ホモ・サピエンスは賢明で優しく思いやりにあふれたリーダー、ときには愛らしいリーダーに従う、地上で唯一の種です。そんな人間には理解しがたいことかもしれませんが、動物の世界ではリーダーを選ぶとき、キューバ国家評議会議長フィデル・カストロが、もっとも貧しい人に尽くし続けたマザー・テレサに勝つのがつねなのです。動物の王国には道徳はなく善悪もありません。

 こんなにいじめ問題が深刻になっている背景には、子供の社会が昔より“動物的”になっていることがあるのではないかと思う。そしてそれは大人社会の反映でもある。人間には本来、動物にはない別の行動へのモチベーションがある。人間は自殺もするが、時には他人のために自らの命を投げ出す。
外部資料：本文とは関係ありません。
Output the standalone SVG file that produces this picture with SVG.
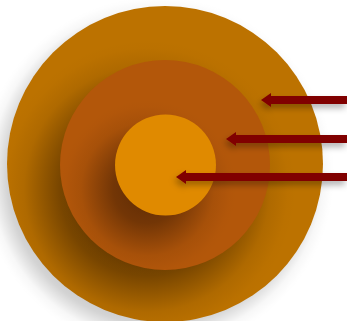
<svg xmlns="http://www.w3.org/2000/svg" width="347" height="321" viewBox="0 0 347 321">
  <style>
    .arrow-line { stroke: #800000; stroke-width: 8; fill: none; }
    .arrow-head { fill: #800000; }
  </style>
  <defs>
    <radialGradient id="shOuter">
      <stop offset="0" stop-color="#000" stop-opacity="0.2"/>
      <stop offset="0.8" stop-color="#000" stop-opacity="0.2"/>
      <stop offset="0.845" stop-color="#000" stop-opacity="0.17"/>
      <stop offset="0.89" stop-color="#000" stop-opacity="0.1"/>
      <stop offset="0.935" stop-color="#000" stop-opacity="0.03"/>
      <stop offset="0.98" stop-color="#000" stop-opacity="0.005"/>
      <stop offset="1" stop-color="#000" stop-opacity="0"/>
    </radialGradient>
    <radialGradient id="shMiddle">
      <stop offset="0" stop-color="#1a0800" stop-opacity="0.5"/>
      <stop offset="0.46" stop-color="#1a0800" stop-opacity="0.49"/>
      <stop offset="0.58" stop-color="#1a0800" stop-opacity="0.42"/>
      <stop offset="0.7" stop-color="#1a0800" stop-opacity="0.25"/>
      <stop offset="0.82" stop-color="#1a0800" stop-opacity="0.08"/>
      <stop offset="0.94" stop-color="#1a0800" stop-opacity="0.01"/>
      <stop offset="1" stop-color="#1a0800" stop-opacity="0"/>
    </radialGradient>
    <radialGradient id="shInner">
      <stop offset="0" stop-color="#1a0800" stop-opacity="0.5"/>
      <stop offset="0.2" stop-color="#1a0800" stop-opacity="0.49"/>
      <stop offset="0.38" stop-color="#1a0800" stop-opacity="0.42"/>
      <stop offset="0.56" stop-color="#1a0800" stop-opacity="0.25"/>
      <stop offset="0.74" stop-color="#1a0800" stop-opacity="0.08"/>
      <stop offset="0.92" stop-color="#1a0800" stop-opacity="0.01"/>
      <stop offset="1" stop-color="#1a0800" stop-opacity="0"/>
    </radialGradient>
    <clipPath id="clipOuter"><circle cx="165" cy="164" r="158"/></clipPath>
    <filter id="shadowArrow" filterUnits="userSpaceOnUse" x="100" y="50" width="300" height="180">
      <feDropShadow dx="-2" dy="4" stdDeviation="3" flood-color="#000" flood-opacity="0.3"/>
    </filter>
  </defs>
  <rect width="347" height="321" fill="#ffffff"/>
  <g id="outer">
    <circle cx="157" cy="174" r="178" fill="url(#shOuter)"/>
    <circle cx="165" cy="164" r="158" fill="#BC7200"/>
  </g>
  <g id="middle">
    <circle cx="147" cy="189" r="150" fill="url(#shMiddle)" clip-path="url(#clipOuter)"/>
    <circle cx="165" cy="165" r="105" fill="#B3570A"/>
  </g>
  <g id="inner">
    <circle cx="147.5" cy="189" r="90" fill="url(#shInner)"/>
    <circle cx="165.5" cy="165" r="50.5" fill="#E08A00"/>
  </g>
  <g id="connectors">
    <g filter="url(#shadowArrow)">
      <line class="arrow-line" x1="347" y1="100" x2="268" y2="100"/>
      <polygon class="arrow-head" points="261,100 271,93 271,107"/>
    </g>
    <g filter="url(#shadowArrow)">
      <line class="arrow-line" x1="347" y1="139" x2="233" y2="139"/>
      <polygon class="arrow-head" points="226,139 236,132 236,146"/>
    </g>
    <g filter="url(#shadowArrow)">
      <line class="arrow-line" x1="347" y1="177" x2="183" y2="177"/>
      <polygon class="arrow-head" points="176,177 186,170 186,184"/>
    </g>
  </g>
</svg>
 僕が友達を仲間はずれにした時、それ以上にならないよう自分を止めたものは何だったのだろう。それこそ、
「これって、よくないことだよな。」
と思う倫理観や善悪の判断だった。
 それがなくて無制限になっているとしたら、これは問題だ。人間がこの世に生きる限り、動物的側面を捨て去ることは不可能だが、同時に人間は、人間として教育され育てられることによって「人間らしく」作られる(sophisticateされる)ものなのだ。それが正しく作られていないで動物的な次元にとどまっている事が、いじめがここまでエスカレートしている原因なのではないだろうか。

 それと親が子供に対して「穏やかで毅然とした」エネルギーを出し続けていないということも大きいだろう。親はリーダーでなければならないのだ。溺愛したり、子供にNOと言えないような弱い存在であってはいけないのだ。
 子供が親に対して畏敬の念を持てないということは、実は子供にとって不幸なことばかりではなく、子供の最も根本的なトラウマを形成してしまうのかも知れないと僕はこの本を読んで思った。もしかしたら今どきの子供は、潜在的に「叱られたい」願望を持っていて、それが彼等を過度な暴力的行動に駆り立てていると考えたら考え過ぎだろうか・・・。